Wow, this is awkward. I’m sorry we had to meet under such circumstances, but it’s not often I come across a recipe that I’m so unsure about.
When Richard says this honey and stout tart is similar to treacle tart, I wonder if the stout had gotten to him. Should the idea of a tart conceived on St. Patrick’s Day have rung alarm bells in my head? Mind you, it’s not that it’s bad. It’s just that I don’t quite get it. It’s rib-stickingly moist, and tastes like it’s trying really hard to be a treacle tart, so then why ruin it by adding a mountain of oats? Don’t get me wrong, I love oats. I just don’t see the appeal of having this much of it in a tart. Why Richard why?
“Richard Corrigan?” B chimes in, “Didn’t he make what the judges considered to be the worst dessert ever, on Great British Menu?” Did he? I must have a short memory for such things. I offer a spoonful to B. He chews, nodding thoughtfully, and finally, this man who normally quite happily eats anything I put in front of him, admits that he doesn’t really want any more.
So anyway, I’m including the recipe, for anyone to whom the combination of pastry and porridge sounds particularly appealing. Or, rather than make this, I’m offering a free tart (minus a few tasting slices) to any person who is willing to come pick it up from where I live. Add some whipped cream spiked with whisky and a handful of fresh raspberries, and you have crannachan in tart form! I also highly recomended this tart for people requiring more fibre in their diet.
Honey and Stout Tart :
(serves 6-8; from The Clatter of Forks and Spoons by Richard Corrigan)
250g plain flour
a pinch of salt
125g butter, cut into cubes, plus extra for greasing
50g caster sugar
2 eggs, plus 1 egg beaten, for eggwash
sweetened buttermilk or double cream, to serve
4 Bramley apples [I used Granny Smiths]
1 x 330ml bottle stout, such as Guinness
200g rolled oats
250g golden syrup
250g stale breadcrumbs
6 eggs beaten
4 dessertspoons lemon juice
zest of 1 lemon and 1 orange
To make the pastry: Put the flour and salt into a bowl and rub in the butter with your fingers until the mixture resembles fine breadcrumbs. Add the sugar and mix well, then mix in the eggs a little at a time, bringing the mixture together with your fingers until you have a dough. Alternatively, put the flour, salt, butter and sugar into a blender and pulse until it resembles fine breadcrumbs. Add the eggs and pulse again until just combined, then turn out into a bowl or on to a clean work surface and mould into a ball. Try not to work the dough any more than you have to in order to bring it together.
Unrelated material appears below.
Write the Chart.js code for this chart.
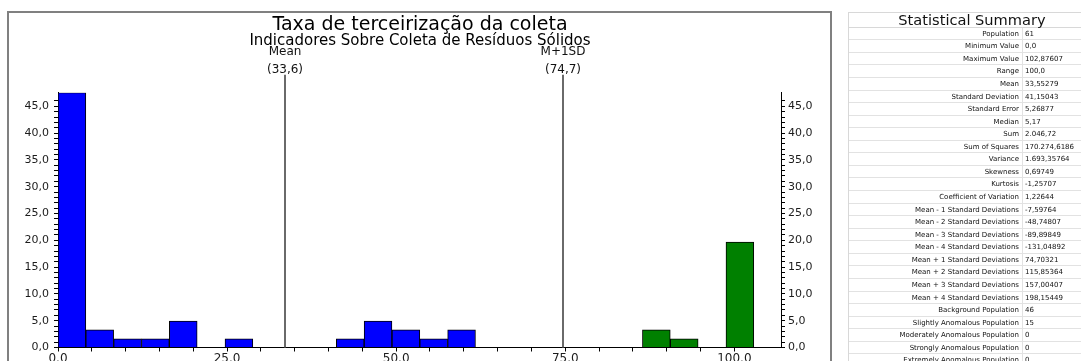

Cover the pastry with clingfilm and chill in the fridge for about 20 minutes to make it easier to roll.
Preheat the oven to 150’C. Have ready a 25cm, loose-bottomed flan tin, greased with a little butter.
On a floured surface, roll out the pastry into a circle about 5cm bigger than your tart tin. Roll the pastry loosely round your rolling pin, then drape it over the tin and gently press it in. Trim carefully round the edge with a knife.
To bake ‘blind’, line the pastry with greaseproof paper and scatter over a layer of dried beans – this will stop the pastry from rising up. Bake in the oven for about 45 minutes until pale golden, then remove and turn the oven up to 180’C.
Immediately after taking the tart tin out of the oven, remove the greaseproof paper and beans and brush the whole of the inside of the pastry case with eggwash. This will seal it and prevent it from cracking as it cools – it may still crack a little, but don’t worry.
Peel and grate the apples. Pour the stout into a saucepan, add the apple, bring to the boil, then turn down the heat and let the liquid reduce by about half. The apple will go brown but it’s natural. Take off the heat and allow to cool until just warm.
Add the rest of the filling ingredients and mix well.
Pour the mixture into the pastry case and bake in the oven for 20 – 25 minutes until set. Serve with sweetened buttermilk or double cream.